ACCIDENT BENEFITS V. WORKER’S COMP

What began as a simple “drafting error” in Bill 198 has highlighted two parallel systems for resolving accident benefits in the context of commercial vehicle ownership, according to insurance defense lawyer Mark Wilson of Anderson Wilson LLP.

Wilson reminded insurers at the Kingsway General Insurance Company conference in Toronto that an insurer of a vehicle fleet can go to the Workplace Safety and Insurance Board (WSIB) to recover Accident Benefits (AB) claims paid out, as long as the person injured is determined to be an employee or worker of the company. The catch is this cannot be done if the AB claims have already been paid out as a result of arbitration, he noted.

“There are two parallel systems,” Wilson told his audience. “There’s AB and worker’s compensation. One is run by the government, one is run by the insurance industry. The fleet covered by workers comp [run by the government] will be much more attractive to underwriters.”
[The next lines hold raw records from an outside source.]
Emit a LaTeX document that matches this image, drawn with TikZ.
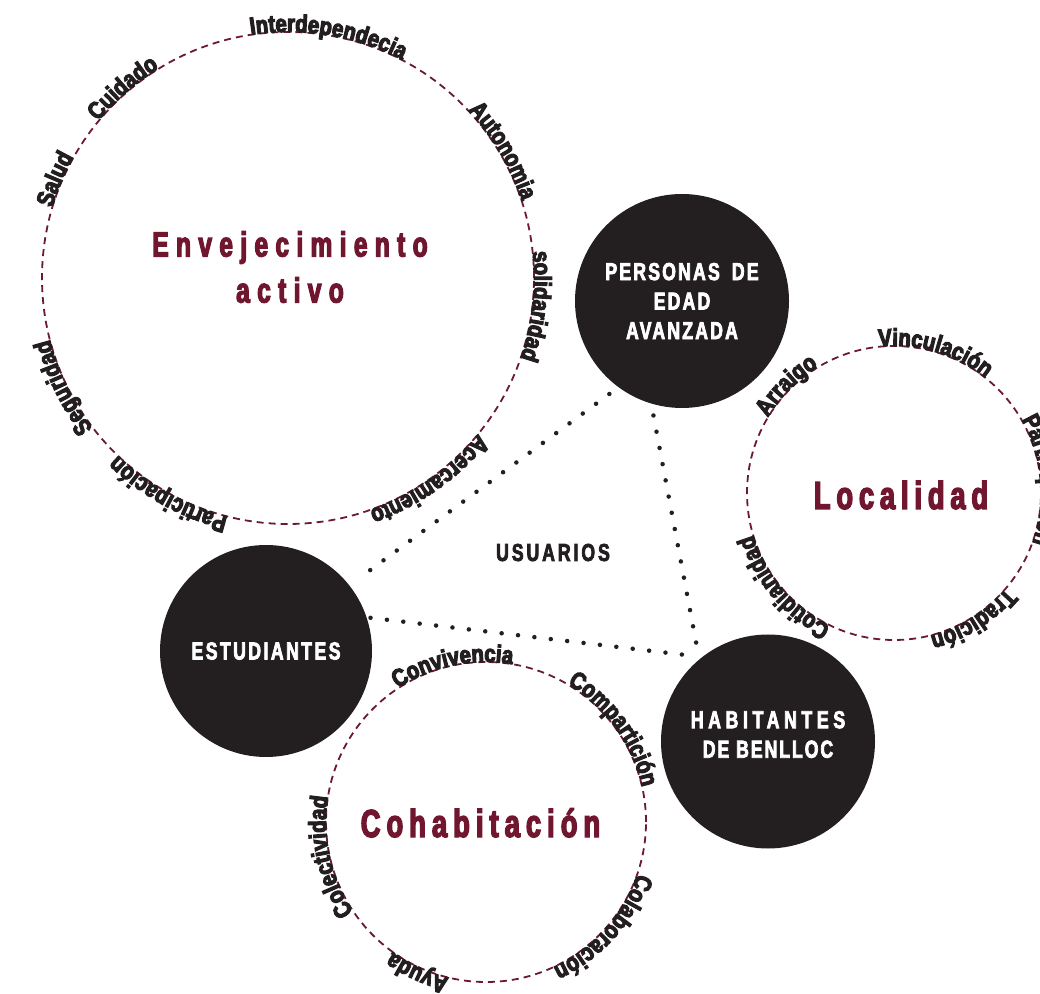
\documentclass[tikz,border=0pt]{standalone}
\usepackage{fontspec}
\usetikzlibrary{decorations.text}

\newfontfamily\lblfont{Liberation Sans}[FakeStretch=0.83, FakeBold=4.5]
\newfontfamily\ttlfont{Liberation Sans}[FakeStretch=0.7, FakeBold=3.5]
\newfontfamily\capfont{Liberation Sans}[FakeStretch=0.72, FakeBold=3]

\definecolor{wine}{HTML}{70162E}
\definecolor{ringred}{HTML}{6B1A32}
\definecolor{ink}{HTML}{231F20}

\newcommand\lblsty{\lblfont\bfseries\fontsize{24.5}{24.5}\selectfont}
% #1 ring node, #2 radius, #3 angle of the label centre, #4 word
\newcommand\ringlabel[4]{%
  \path[decorate, decoration={text along path, text align=center,
      text color=ink, raise=0pt, text={|\lblsty|#4}}]
    ([shift={(#3+75:#2)}]#1.center) arc[start angle=#3+75, end angle=#3-75, radius=#2];}

\tikzset{
  ring/.style={circle, draw=ringred, line width=1.8pt, dash pattern=on 7pt off 5pt,
    inner sep=0pt, minimum size=#1},
  disc/.style={circle, fill=ink, inner sep=0pt, minimum size=#1, outer sep=11pt},
  dotline/.style={draw=ink, line width=4.5pt, line cap=round, dash pattern=on 0pt off 16.5pt},
  headtext/.style={text=wine, inner sep=0pt},
  captext/.style={text=white, align=center, inner sep=0pt,
    font=\capfont\bfseries\fontsize{24.5}{29.5}\selectfont},
}

\begin{document}
\begin{tikzpicture}[x=1pt, y=1pt]
\useasboundingbox (0,0) rectangle (1040,993);
\clip (0,0) rectangle (1040,993);
\fill[white] (0,0) rectangle (1040,993);

% dashed theme rings
\node[ring=492pt] (E) at (288,715) {};
\node[ring=294pt] (L) at (894,500) {};
\node[ring=320pt] (C) at (486,171) {};

% user groups
\node[disc=214pt] (P) at (682,692) {};
\node[disc=212pt] (S) at (266,342) {};
\node[disc=214pt] (H) at (768,251.5) {};

% links between user groups
\draw[dotline] (P.232) -- (S.38);
\draw[dotline] (P.256) -- (H.127);
\draw[dotline, shorten <=-8pt] (S.16) -- (H.133);

% group names
\node[captext] (Pt) at (P.center) {\addfontfeature{LetterSpace=9}PERSONAS\hspace{5pt} DE\\\addfontfeature{LetterSpace=9}EDAD\\\addfontfeature{LetterSpace=9}AVANZADA};
\node[captext] (St) at (S.center) {\addfontfeature{LetterSpace=10}ESTUDIANTES};
\node[captext] (Ht) at ([yshift=7pt]H.center)
  {\addfontfeature{LetterSpace=19}HABITANTES\\\addfontfeature{LetterSpace=8}DE BENLLOC};
\node[text=ink, inner sep=0pt, font=\capfont\bfseries\fontsize{24.5}{24.5}\selectfont\addfontfeature{LetterSpace=12}] (U) at (553,440.5) {USUARIOS};

% ring titles
\node[headtext, align=center, font=\ttlfont\bfseries\fontsize{35}{46}\selectfont\addfontfeature{LetterSpace=21}] (Et) at (290,726) {Envejecimiento\\activo};
\node[headtext, anchor=base, font=\ttlfont\bfseries\fontsize{39}{39}\selectfont\addfontfeature{LetterSpace=15}] (Lt) at (901,484) {Localidad};
\node[headtext, anchor=base, font=\ttlfont\bfseries\fontsize{39}{39}\selectfont\addfontfeature{LetterSpace=15.5}] (Ct) at (480.5,156) {Cohabitación};

% words around the rings
\ringlabel{E}{246}{80.5}{Interdependecia}
\ringlabel{E}{246}{131}{Cuidado}
\ringlabel{E}{246}{157}{Salud}
\ringlabel{E}{246}{206}{Seguridad}
\ringlabel{E}{246}{241}{Participación}
\ringlabel{E}{246}{-55}{Acercamiento}
\ringlabel{E}{246}{-6.5}{solidaridad}
\ringlabel{E}{246}{30.6}{Autonomia}

\ringlabel{L}{147}{73.7}{Vinculación}
\ringlabel{L}{147}{135}{Arraigo}
\ringlabel{L}{147}{220.5}{Cotidianidad}
\ringlabel{L}{147}{-58}{Tradición}
\ringlabel{L}{147}{5}{Participación}

\ringlabel{C}{160}{102}{Convivencia}
\ringlabel{C}{160}{36}{Compartición}
\ringlabel{C}{160}{-42}{Colaboración}
\ringlabel{C}{160}{245.5}{Ayuda}
\ringlabel{C}{160}{192.5}{Colectividad}
\end{tikzpicture}
\end{document}
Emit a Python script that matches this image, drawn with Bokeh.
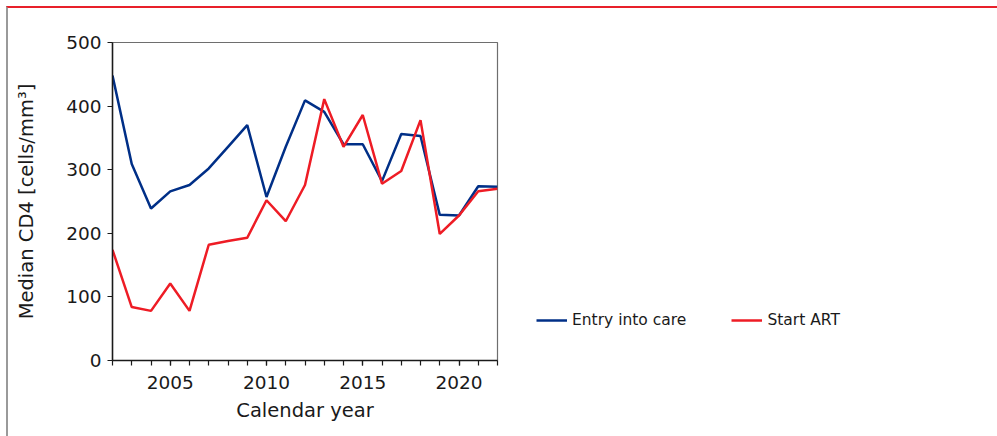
from bokeh.plotting import figure
from bokeh.layouts import row
from bokeh.models import FixedTicker, Legend, LegendItem, Range1d
from bokeh.embed import file_html
from bokeh.resources import INLINE

years = list(range(2002, 2023))
entry_into_care = [448, 309, 239, 266, 276, 302, 336, 370, 257, 336, 409, 391,
                   340, 340, 282, 356, 353, 229, 228, 274, 273]
start_art = [174, 84, 78, 121, 78, 182, 188, 193, 252, 219, 276, 411,
             336, 386, 278, 298, 378, 199, 228, 266, 270]
y_ticks = [0, 100, 200, 300, 400, 500]
x_ticks = [2005, 2010, 2015, 2020]

FONT = "DejaVu Sans"
BLUE = "#002f87"
RED = "#ee1c25"
TXT = "#1a1a1a"

# main chart
p = figure(width=500, height=428, output_backend="svg", toolbar_location=None,
           x_range=Range1d(2002, 2022), y_range=Range1d(0, 500),
           min_border_left=104, min_border_right=11, min_border_top=34,
           min_border_bottom=76)

p.xgrid.visible = False
p.ygrid.visible = False
p.outline_line_color = "#6e6e6e"
p.outline_line_width = 1.2
p.background_fill_color = "white"
p.border_fill_color = "white"

p.line(years, entry_into_care, line_color=BLUE, line_width=2.5)
p.line(years, start_art, line_color=RED, line_width=2.5)

p.xaxis.ticker = FixedTicker(ticks=x_ticks, minor_ticks=years)
p.yaxis.ticker = FixedTicker(ticks=y_ticks, minor_ticks=[])
p.xaxis.axis_label = "Calendar year"
p.yaxis.axis_label = "Median CD4 [cells/mm\u00b3]"

for ax in (p.xaxis, p.yaxis):
    ax.axis_line_color = "#1a1a1a"
    ax.axis_line_width = 1.5
    ax.major_tick_line_color = "#1a1a1a"
    ax.minor_tick_line_color = "#1a1a1a"
    ax.major_tick_line_width = 1.2
    ax.minor_tick_line_width = 1.2
    ax.major_tick_in = 0
    ax.major_tick_out = 5
    ax.minor_tick_in = 0
    ax.minor_tick_out = 5
    ax.major_label_text_font = FONT
    ax.major_label_text_font_size = "18.5px"
    ax.major_label_text_color = TXT
    ax.axis_label_text_font = FONT
    ax.axis_label_text_font_size = "19.5px"
    ax.axis_label_text_font_style = "normal"
    ax.axis_label_text_color = TXT

p.xaxis.major_label_standoff = 10
p.xaxis.axis_label_standoff = 7
p.yaxis.major_label_standoff = 6
p.yaxis.axis_label_standoff = 25

# legend panel (same series, kept out of view; only the legend shows)
q = figure(width=489, height=428, output_backend="svg", toolbar_location=None,
           x_range=Range1d(0, 1), y_range=Range1d(0, 1), min_border=0)
q.axis.visible = False
q.xgrid.visible = False
q.ygrid.visible = False
q.outline_line_color = None
q.background_fill_color = "white"
q.border_fill_color = "white"
r1 = q.line(years, entry_into_care, line_color=BLUE, line_width=2.5)
r2 = q.line(years, start_art, line_color=RED, line_width=2.5)

legend = Legend(items=[LegendItem(label="Entry into care", renderers=[r1]),
                       LegendItem(label="Start ART", renderers=[r2])],
                orientation="horizontal", location=(28, 31),
                border_line_alpha=0, background_fill_alpha=0,
                label_text_font=FONT, label_text_font_size="15.5px",
                label_text_color=TXT, glyph_width=31, glyph_height=16,
                spacing=45, padding=0, margin=0, label_standoff=5)
q.add_layout(legend, "center")

layout = row(p, q)
layout.styles = {"margin-top": "6px", "margin-left": "6px",
                 "border-top": "2px solid #e8202a", "border-left": "2px solid #9a9a9a"}

open("out.html", "w").write(file_html(layout, INLINE))
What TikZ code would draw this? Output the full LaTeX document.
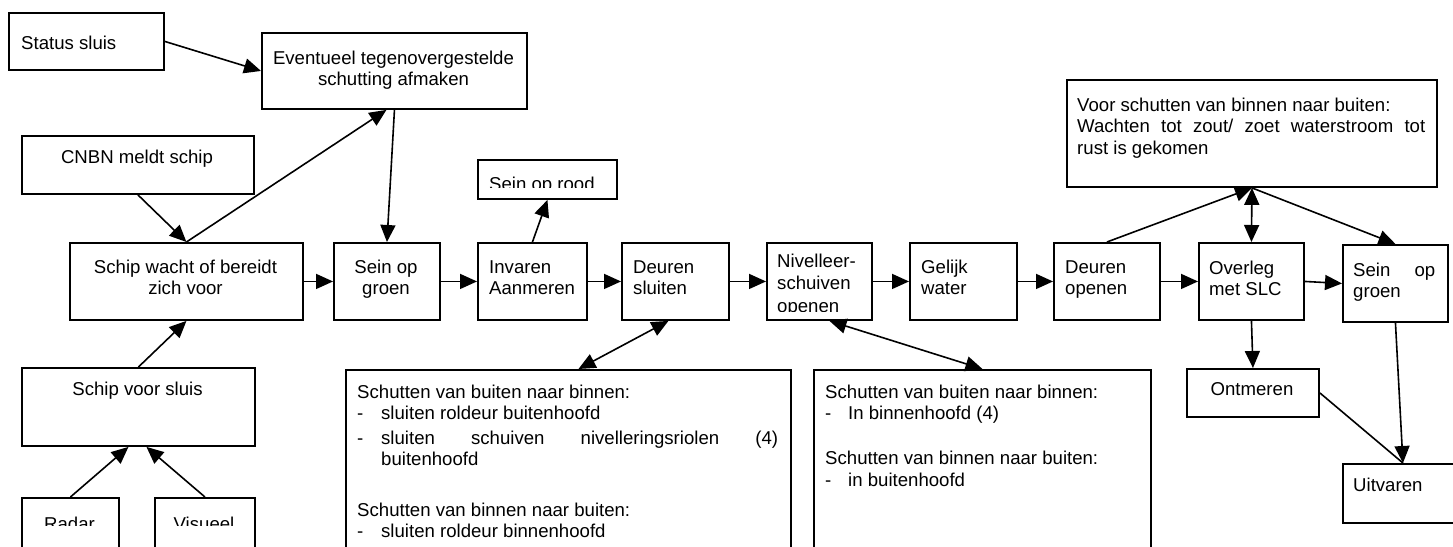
\documentclass[tikz,border=0pt]{standalone}
\usepackage{fontspec}
\setmainfont{Liberation Sans}
\usetikzlibrary{arrows.meta}

\begin{document}
\begin{tikzpicture}[x=1pt,y=-1pt,
  box/.style={draw, line width=1.9pt, rectangle, inner sep=0pt, anchor=north west},
  txt/.style={inner sep=0pt, font=\fontsize{18.6}{21.3}\selectfont},
  conn/.style={line width=1.6pt, -{Triangle[length=17pt,width=15pt]}},
  twoway/.style={line width=1.6pt, {Triangle[length=17pt,width=15pt]}-{Triangle[length=17pt,width=15pt]}},
  plainline/.style={line width=1.6pt}
]
\useasboundingbox (0,0) rectangle (1453,546);
\clip (0,0) rectangle (1453,546);

% ---------- boxes ----------
\node[box, minimum width=155pt, minimum height=57pt]  (status)    at (8,12) {};
\node[box, minimum width=265pt, minimum height=76pt]  (event)     at (261,32) {};
\node[box, minimum width=232pt, minimum height=58pt]  (cnbn)      at (21,135) {};
\node[box, minimum width=139pt, minimum height=39pt]  (rood)      at (477,159) {};
\node[box, minimum width=370pt, minimum height=107pt] (voor)      at (1066,79) {};
\node[box, minimum width=233pt, minimum height=77pt]  (wacht)     at (69,242) {};
\node[box, minimum width=106pt, minimum height=77pt]  (groen1)    at (333,242) {};
\node[box, minimum width=109pt, minimum height=77pt]  (invaren)   at (477,242) {};
\node[box, minimum width=107pt, minimum height=77pt]  (dsluit)    at (621,242) {};
\node[box, minimum width=105pt, minimum height=77pt]  (nivel)     at (766,242) {};
\node[box, minimum width=107pt, minimum height=77pt]  (gelijk)    at (909,242) {};
\node[box, minimum width=106pt, minimum height=77pt]  (dopen)     at (1053,242) {};
\node[box, minimum width=105pt, minimum height=77pt]  (overleg)   at (1198,242) {};
\node[box, minimum width=105pt, minimum height=77pt]  (groen2)    at (1342,244) {};
\node[box, minimum width=132pt, minimum height=48pt]  (ontmeren)  at (1186,368) {};
\node[box, minimum width=120pt, minimum height=59pt]  (uitvaren)  at (1342,463) {};
\node[box, minimum width=233pt, minimum height=78pt]  (voorsluis) at (21,367) {};
\node[box, minimum width=97pt,  minimum height=63pt]  (radar)     at (21,497) {};
\node[box, minimum width=100pt, minimum height=63pt]  (visueel)   at (154,497) {};
\node[box, minimum width=445pt, minimum height=191pt] (info1)     at (345,369) {};
\node[box, minimum width=337pt, minimum height=191pt] (info2)     at (813,369) {};

% ---------- texts ----------
\node[txt, anchor=base west] (tstatus) at (21,49) {Status sluis};
\node[txt, anchor=base] (tevent) at (393.5,64) {\parbox[t]{265pt}{\centering Eventueel tegenovergestelde\\schutting afmaken}};
\node[txt, anchor=base] (tcnbn) at (137,163) {CNBN meldt schip};
\begin{scope}
  \clip (477,159) rectangle (616,187);
  \node[txt, anchor=base west] (trood) at (489,190) {Sein op rood};
\end{scope}
\node[txt, anchor=base west] (tvoor) at (1077,111.6) {\parbox[t]{348pt}{Voor schutten van binnen naar buiten:\\
  \makebox[348pt][s]{Wachten tot zout/ zoet waterstroom tot}\\rust is gekomen}};
\node[txt, anchor=base] (twacht) at (185.5,273) {\parbox[t]{233pt}{\centering Schip wacht of bereidt\\zich voor}};
\node[txt, anchor=base] (tgroen1) at (386,273) {\parbox[t]{106pt}{\centering Sein op\\groen}};
\node[txt, anchor=base west] (tinvaren) at (489,273) {\parbox[t]{95pt}{Invaren\\Aanmeren}};
\node[txt, anchor=base west] (tdsluit) at (633,273) {\parbox[t]{95pt}{Deuren\\sluiten}};
\begin{scope}
  \clip (766,242) rectangle (871,311);
  \node[txt, anchor=base west] (tnivel) at (777,267) {\parbox[t]{95pt}{\fontsize{18.6}{22.5}\selectfont Nivelleer-\\schuiven\\openen}};
\end{scope}
\node[txt, anchor=base west] (tgelijk) at (921,273) {\parbox[t]{95pt}{Gelijk\\water}};
\node[txt, anchor=base west] (tdopen) at (1065,273) {\parbox[t]{95pt}{Deuren\\openen}};
\node[txt, anchor=base west] (toverleg) at (1209,274) {\parbox[t]{95pt}{Overleg\\met SLC}};
\node[txt, anchor=base west] (tgroen2) at (1353,276.5) {\parbox[t]{82pt}{\makebox[82pt][s]{Sein op}\\groen}};
\node[txt, anchor=base] (tontmeren) at (1252,395) {Ontmeren};
\node[txt, anchor=base west] (tuitvaren) at (1353,491) {Uitvaren};
\node[txt, anchor=base] (tvoorsluis) at (137.5,395) {Schip voor sluis};
\begin{scope}
  \clip (21,497) rectangle (254,525);
  \node[txt, anchor=base] (tradar) at (69.5,530) {Radar};
  \node[txt, anchor=base] (tvisueel) at (204,530) {Visueel};
\end{scope}
\node[txt, anchor=base west] (tinfo1) at (357,398.3) {\parbox[t]{425pt}{%
  Schutten van buiten naar binnen:\\
  \makebox[24pt][l]{-}sluiten roldeur buitenhoofd\\[3.7pt]
  \makebox[24pt][l]{-}\makebox[397pt][s]{sluiten schuiven nivelleringsriolen (4)}\\
  \hspace*{24pt}buitenhoofd\\[29.3pt]
  Schutten van binnen naar buiten:\\
  \makebox[24pt][l]{-}sluiten roldeur binnenhoofd}};
\node[txt, anchor=base west] (tinfo2) at (825,398.3) {\parbox[t]{315pt}{%
  Schutten van buiten naar binnen:\\
  \makebox[23pt][l]{-}In binnenhoofd (4)\\[24pt]
  Schutten van binnen naar buiten:\\
  \makebox[23pt][l]{-}in buitenhoofd}};

% ---------- connectors ----------
\draw[conn] (status.east) -- (event.west);
\draw[conn] (cnbn.south) -- (wacht.north);
\draw[conn] (wacht.north) -- ([xshift=-8pt]event.south);
\draw[conn] (event.south) -- (groen1.north);
\draw[conn] (voorsluis.north) -- (wacht.south);
\draw[conn] (radar.north) -- ([xshift=-10pt]voorsluis.south);
\draw[conn] (visueel.north) -- ([xshift=8pt]voorsluis.south);

\draw[conn] (wacht.east) -- (groen1.west);
\draw[conn] (groen1.east) -- (invaren.west);
\draw[conn] (invaren.east) -- (dsluit.west);
\draw[conn] (dsluit.east) -- (nivel.west);
\draw[conn] (nivel.east) -- (gelijk.west);
\draw[conn] (gelijk.east) -- (dopen.west);
\draw[conn] (dopen.east) -- (overleg.west);
\draw[conn] (overleg.east) -- (groen2.west);

\draw[conn] (invaren.north) -- (rood.south);
\draw[twoway] ([xshift=10pt]info1.north) -- ([xshift=-7pt]dsluit.south);
\draw[twoway] ([xshift=10pt]nivel.south) -- (info2.north);

\draw[conn] (dopen.north) -- (voor.south);
\draw[twoway] (voor.south) -- (overleg.north);
\draw[conn] (voor.south) -- (groen2.north);
\draw[conn] (overleg.south) -- (ontmeren.north);
\draw[conn] (groen2.south) -- (uitvaren.north);
\draw[plainline] (ontmeren.east) -- (uitvaren.north);
\end{tikzpicture}
\end{document}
Wilson noted the claims of injured vehicle drivers might be recovered from the WSIB, so long as the WSIB deems the drivers to be “employees” working for the company’s fleet (as opposed to, say, working as independent contractors).

But there is a catch, Wilson noted. Based on what he described as “reasons of a simple drafting error” in Bill 198, an insurer cannot go to the WSIB for a determination of the injured driver’s employment status unless the injured claimant has initiated a lawsuit as a “plaintiff.” In other words, the insurer cannot go to the WSIB for a determination on the injured party’s worker status if there is no lawsuit.

But no court action exists if the claim is resolved through arbitration, Wilson observed. The moral of the story, he said, is to get claims to the WSIB before settling out AB claims.

Insurers should get a court ruling to show what was paid, get the plaintiff in court to show what money was received, then everything will go smoothly for the insurer at the WSIB, Wilson said.

The WSIB will not likely be fooled by erroneous claims that drivers are “independent contractors,” Wilson added. Courts are generally willing to “look behind the stated relationship” to see if the injured driver is a company employee, he said.